The entire show is crafted with this kind of care, and the result is truly unique, especially given the fact that the series spans only six episodes. Written by The Hour's Abi Morgan, River uses the tropes prevalent in one genre in order to tell a story that's set in another, and boasts remarkable performances from Stellan Skarsgard and Nicola Walker. If that isn't enough to reel you in, then let the disco be your guide.
“I Love to Love” serves as a shorthand for that guilt and the connection that River’s lost. To wit, River and Stevie’s friendship is the first thing that the show establishes. At the beginning of the pilot, we see the two of them driving around London as the song plays on the radio. Stevie sings along and tries to egg River into doing the same, to no avail. It’s a moment that everyone has had in a friendship in one form or another, laughing over silly behavior and trying to get the other person to join in. In the next few moments, River sees someone that we take to be a possible suspect in a case, and in a jarring contrast to his light-hearted exchange with Stevie in the car, he chases the man to his death. It’s only when his boss (Lesley Manville) appears on the scene and watches him leave, talking to himself, that we realize that Stevie’s dead, and the case River is pursuing is her murder.

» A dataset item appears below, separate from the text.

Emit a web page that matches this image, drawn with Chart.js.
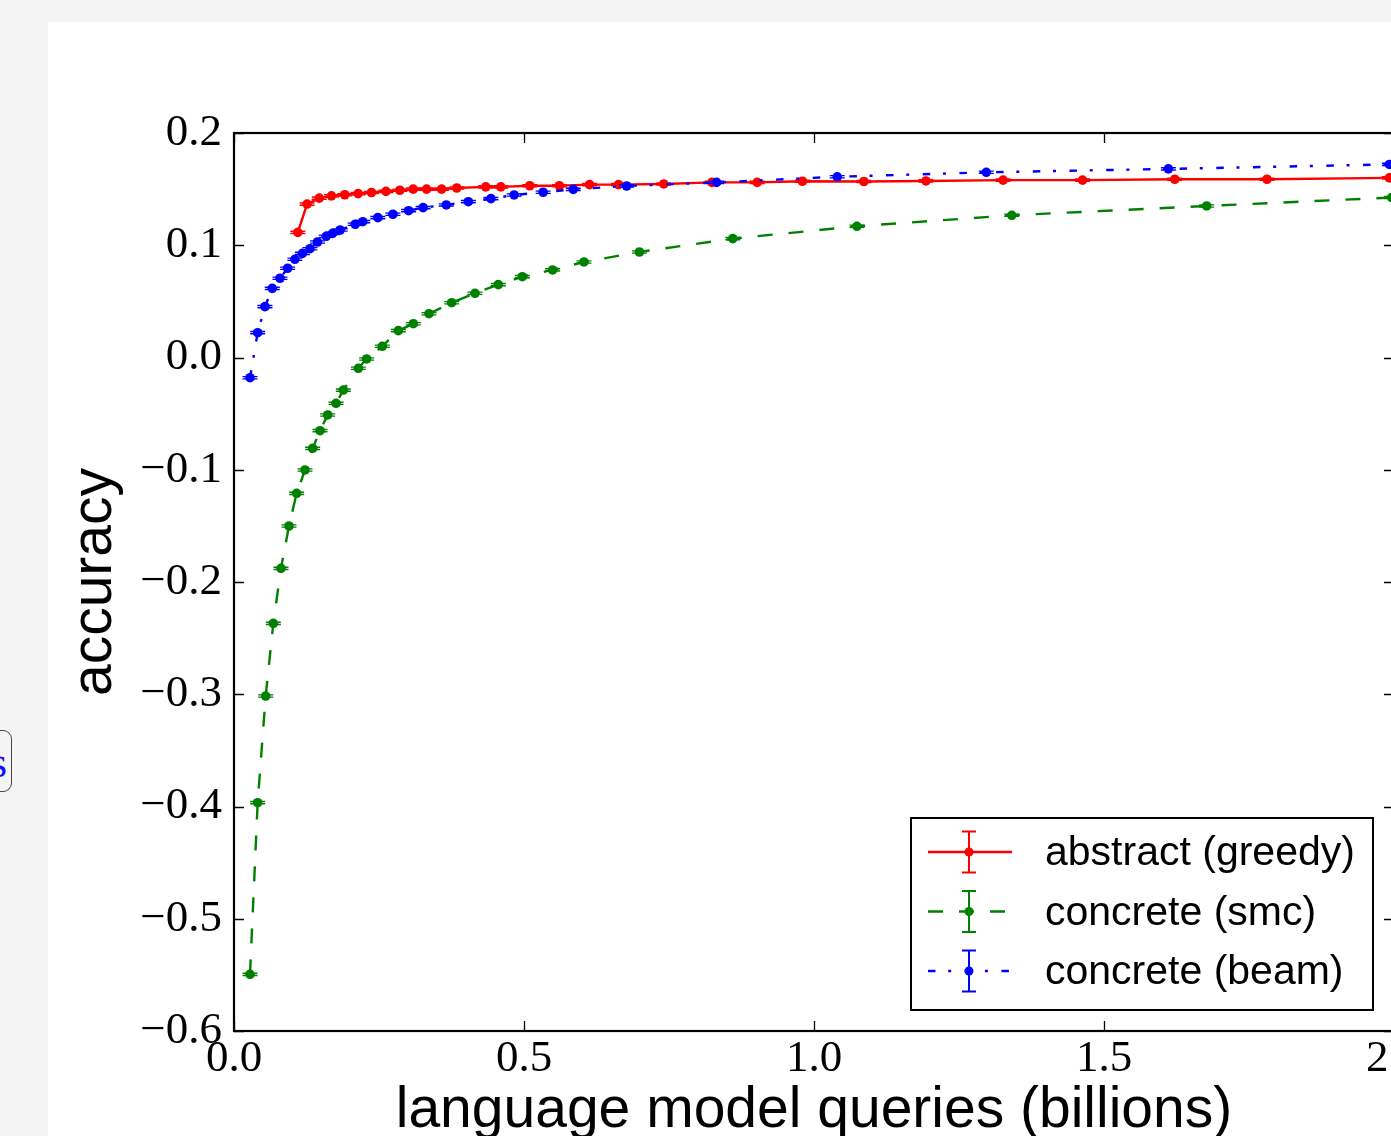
<!DOCTYPE html>
<html>
<head>
<meta charset="utf-8">
<script src="https://cdn.jsdelivr.net/npm/chart.js@4.4.1/dist/chart.umd.min.js"></script>
<style>
html, body { margin:0; padding:0; background:#f4f4f4; overflow:hidden; width:1391px; height:1136px; }
#wrap { position:absolute; left:48px; top:22px; width:1500px; height:1160px; background:#fff; }
#side { position:absolute; left:-64px; top:730px; width:74px; height:60px; border:1.5px solid #444; border-radius:9px; background:#f4f4f4; overflow:hidden; }
#side span { position:absolute; right:4px; top:6px; font-family:"Liberation Serif", serif; font-size:44px; color:#1010ff; }
</style>
</head>
<body>
<div id="wrap"><canvas id="c" width="1500" height="1160"></canvas></div>
<div id="side"><span>s</span></div>
<script>
// ---- data ----
const greedyX = [0.110, 0.126, 0.147, 0.168, 0.191, 0.214, 0.237, 0.262, 0.286, 0.309, 0.332, 0.358, 0.384, 0.434, 0.460, 0.510, 0.561, 0.613, 0.663, 0.741, 0.824, 0.902, 0.980, 1.086, 1.193, 1.326, 1.463, 1.622, 1.781, 1.992];
const greedyY = [0.1115, 0.1367, 0.142, 0.144, 0.145, 0.146, 0.147, 0.148, 0.149, 0.150, 0.150, 0.150, 0.151, 0.152, 0.152, 0.153, 0.153, 0.154, 0.154, 0.1546, 0.156, 0.156, 0.157, 0.1568, 0.1573, 0.158, 0.158, 0.1588, 0.1588, 0.160];

const smcX = [0.0276, 0.0408, 0.0546, 0.0678, 0.081, 0.0948, 0.108, 0.1224, 0.1356, 0.1483, 0.1615, 0.1759, 0.1885, 0.2144, 0.2287, 0.2557, 0.2833, 0.3092, 0.3362, 0.3753, 0.4155, 0.4557, 0.4971, 0.5494, 0.6034, 0.699, 0.860, 1.074, 1.341, 1.677, 1.996];
const smcY = [-0.5495, -0.3966, -0.3016, -0.2368, -0.1878, -0.1501, -0.121, -0.1002, -0.0809, -0.0652, -0.0512, -0.0408, -0.029, -0.0096, -0.0013, 0.0100, 0.0239, 0.0301, 0.0390, 0.0488, 0.0572, 0.0649, 0.0720, 0.0780, 0.0851, 0.094, 0.1059, 0.1169, 0.1267, 0.135, 0.1425];

const beamX = [0.0276, 0.0408, 0.0534, 0.066, 0.0793, 0.0925, 0.105, 0.118, 0.131, 0.144, 0.159, 0.170, 0.183, 0.209, 0.222, 0.248, 0.274, 0.301, 0.326, 0.366, 0.404, 0.443, 0.483, 0.533, 0.585, 0.677, 0.832, 1.040, 1.297, 1.611, 1.992];
const beamY = [-0.018, 0.0221, 0.0453, 0.0616, 0.0706, 0.0795, 0.0875, 0.0928, 0.0969, 0.1029, 0.108, 0.1106, 0.1136, 0.1187, 0.121, 0.1246, 0.1276, 0.1308, 0.1335, 0.1359, 0.1388, 0.1415, 0.1448, 0.1472, 0.1498, 0.1528, 0.156, 0.161, 0.165, 0.168, 0.172];

const greedyErr = 0.001;
const smcErr = 0.001;
const beamErr = 0.001;

const seriesLabels = ["abstract (greedy)", "concrete (smc)", "concrete (beam)"];
const xTickValues = [0.0, 0.5, 1.0, 1.5, 2.0];
const yTickValues = [-0.6, -0.5, -0.4, -0.3, -0.2, -0.1, 0.0, 0.1, 0.2];
const xAxisTitle = "language model queries (billions)";
const yAxisTitle = "accuracy";

const toPts = (xs, ys) => xs.map((x, i) => ({ x: x, y: ys[i] }));
const fmt = v => (v < 0 ? "\u2212" : "") + Math.abs(v).toFixed(1);

const TICK_FONT = { family: "'Liberation Serif', 'Times New Roman', serif", size: 45 };
const TITLE_FONT = { family: "'Liberation Sans', Arial, sans-serif", size: 57 };

// ---- error bars ----
const errorBars = {
  id: 'errorBars',
  afterDatasetDraw(chart, args) {
    const ds = chart.data.datasets[args.index];
    const xs = chart.scales.x, ys = chart.scales.y, ctx = chart.ctx;
    const a = chart.chartArea;
    ctx.save();
    ctx.beginPath(); ctx.rect(a.left, a.top, a.right - a.left, a.bottom - a.top); ctx.clip();
    ctx.strokeStyle = ds.borderColor; ctx.lineWidth = 1.4; ctx.setLineDash([]);
    ds.data.forEach(p => {
      const px = xs.getPixelForValue(p.x);
      const y1 = ys.getPixelForValue(p.y + ds.err), y2 = ys.getPixelForValue(p.y - ds.err);
      ctx.beginPath();
      ctx.moveTo(px, y1); ctx.lineTo(px, y2);
      ctx.moveTo(px - 7.5, y1); ctx.lineTo(px + 7.5, y1);
      ctx.moveTo(px - 7.5, y2); ctx.lineTo(px + 7.5, y2);
      ctx.stroke();
    });
    ctx.restore();
  }
};

// ---- frame and inward ticks on all four sides ----
const frame = {
  id: 'frame',
  afterDatasetsDraw(chart) {
    const { ctx, chartArea: a } = chart;
    const xs = chart.scales.x, ys = chart.scales.y;
    ctx.save();
    ctx.strokeStyle = '#000'; ctx.setLineDash([]);
    ctx.lineWidth = 1.3;
    const L = 10;
    ctx.beginPath();
    xs.ticks.forEach(t => {
      const px = Math.round(xs.getPixelForValue(t.value)) + 0.5;
      ctx.moveTo(px, a.bottom); ctx.lineTo(px, a.bottom - L);
      ctx.moveTo(px, a.top); ctx.lineTo(px, a.top + L);
    });
    ys.ticks.forEach(t => {
      const py = Math.round(ys.getPixelForValue(t.value)) + 0.5;
      ctx.moveTo(a.left, py); ctx.lineTo(a.left + L, py);
      ctx.moveTo(a.right, py); ctx.lineTo(a.right - L, py);
    });
    ctx.stroke();
    ctx.lineWidth = 2.2;
    ctx.strokeRect(a.left, a.top, a.right - a.left, a.bottom - a.top);
    ctx.restore();
  }
};

// ---- legend inside the plot, lower right ----
const boxLegend = {
  id: 'boxLegend',
  afterDraw(chart) {
    const { ctx, chartArea: a } = chart;
    const w = 462, h = 192;
    const left = a.right - 21 - w, top = a.bottom - 21 - h;
    ctx.save();
    ctx.fillStyle = '#fff';
    ctx.fillRect(left, top, w, h);
    ctx.strokeStyle = '#000'; ctx.lineWidth = 2; ctx.setLineDash([]);
    ctx.strokeRect(left, top, w, h);
    const rows = [34, 93.5, 153];
    chart.data.datasets.forEach((ds, i) => {
      const cy = top + rows[i];
      ctx.strokeStyle = ds.borderColor; ctx.lineWidth = ds.borderWidth;
      ctx.setLineDash(ds.borderDash || []);
      ctx.beginPath(); ctx.moveTo(left + 17, cy); ctx.lineTo(left + 101, cy); ctx.stroke();
      ctx.setLineDash([]);
      const mx = left + 58;
      ctx.lineWidth = 2;
      ctx.beginPath();
      ctx.moveTo(mx, cy - 20.5); ctx.lineTo(mx, cy + 20.5);
      ctx.moveTo(mx - 7, cy - 20.5); ctx.lineTo(mx + 7, cy - 20.5);
      ctx.moveTo(mx - 7, cy + 20.5); ctx.lineTo(mx + 7, cy + 20.5);
      ctx.stroke();
      ctx.fillStyle = ds.backgroundColor;
      ctx.beginPath(); ctx.arc(mx, cy, 4.5, 0, Math.PI * 2); ctx.fill();
      ctx.fillStyle = '#000';
      ctx.font = "41px 'Liberation Sans', Arial, sans-serif";
      ctx.textBaseline = 'middle'; ctx.textAlign = 'left';
      ctx.fillText(ds.label, left + 134, cy + 2);
    });
    ctx.restore();
  }
};

const mkDs = (label, pts, color, dash, err, order) => ({
  label: label, data: pts, err: err, order: order,
  borderColor: color, backgroundColor: color,
  borderWidth: 2.4, borderDash: dash,
  pointRadius: 4.8, pointHoverRadius: 4.8, pointBorderWidth: 0,
  pointBackgroundColor: color, tension: 0, fill: false
});

new Chart(document.getElementById('c'), {
  type: 'line',
  data: {
    datasets: [
      mkDs(seriesLabels[0], toPts(greedyX, greedyY), '#ff0000', [], greedyErr, 2),
      mkDs(seriesLabels[1], toPts(smcX, smcY), '#008000', [15, 16], smcErr, 1),
      mkDs(seriesLabels[2], toPts(beamX, beamY), '#0000ff', [7.5, 12.7, 3, 13.5], beamErr, 0)
    ]
  },
  options: {
    responsive: false, animation: false, devicePixelRatio: 1,
    layout: { padding: { top: 111, right: 154, left: 0, bottom: 0 } },
    plugins: { legend: { display: false }, tooltip: { enabled: false } },
    scales: {
      x: {
        type: 'linear', min: 0, max: 2.0,
        afterBuildTicks: s => { s.ticks = xTickValues.map(v => ({ value: v })); },
        afterFit: s => { s.height = 151; },
        grid: { display: false, drawTicks: false },
        border: { display: false },
        ticks: { autoSkip: false, maxRotation: 0, padding: 1, color: '#000', font: TICK_FONT, callback: v => fmt(v) },
        title: { display: true, text: xAxisTitle, color: '#000', font: TITLE_FONT, padding: { top: 0, bottom: 37 } }
      },
      y: {
        type: 'linear', min: -0.6, max: 0.2,
        afterBuildTicks: s => { s.ticks = yTickValues.map(v => ({ value: v })); },
        afterFit: s => { s.width = 186; },
        grid: { display: false, drawTicks: false },
        border: { display: false },
        ticks: { autoSkip: false, padding: 12, color: '#000', font: TICK_FONT, callback: v => fmt(v) },
        title: { display: true, text: yAxisTitle, color: '#000', font: TITLE_FONT, padding: { top: 13, bottom: 0 } }
      }
    }
  },
  plugins: [errorBars, frame, boxLegend]
});
</script>
</body>
</html>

River is bereaved, and the investigation is his process of moving on. As the series progresses, it becomes clear that Stevie was his only real friend, and also the only person aware and accepting of his “manifest” habit. Without her, he is utterly alone. It’s a loneliness that the show drives home with the first reprise of “I Love to Love.” At the end of the first episode, River goes to a karaoke bar, using a two-for-one coupon (for himself and for Stevie). He chooses “I Love to Love,” and finally, as he hadn’t at the beginning of the episode, he sings. Stevie sings and dances along with him, but as the camera pulls out, looking at River through the porthole window in the door, we see that he’s alone, using Tina Charles as a proxy for both confession and apology. I love to love, but my baby just loves to dance.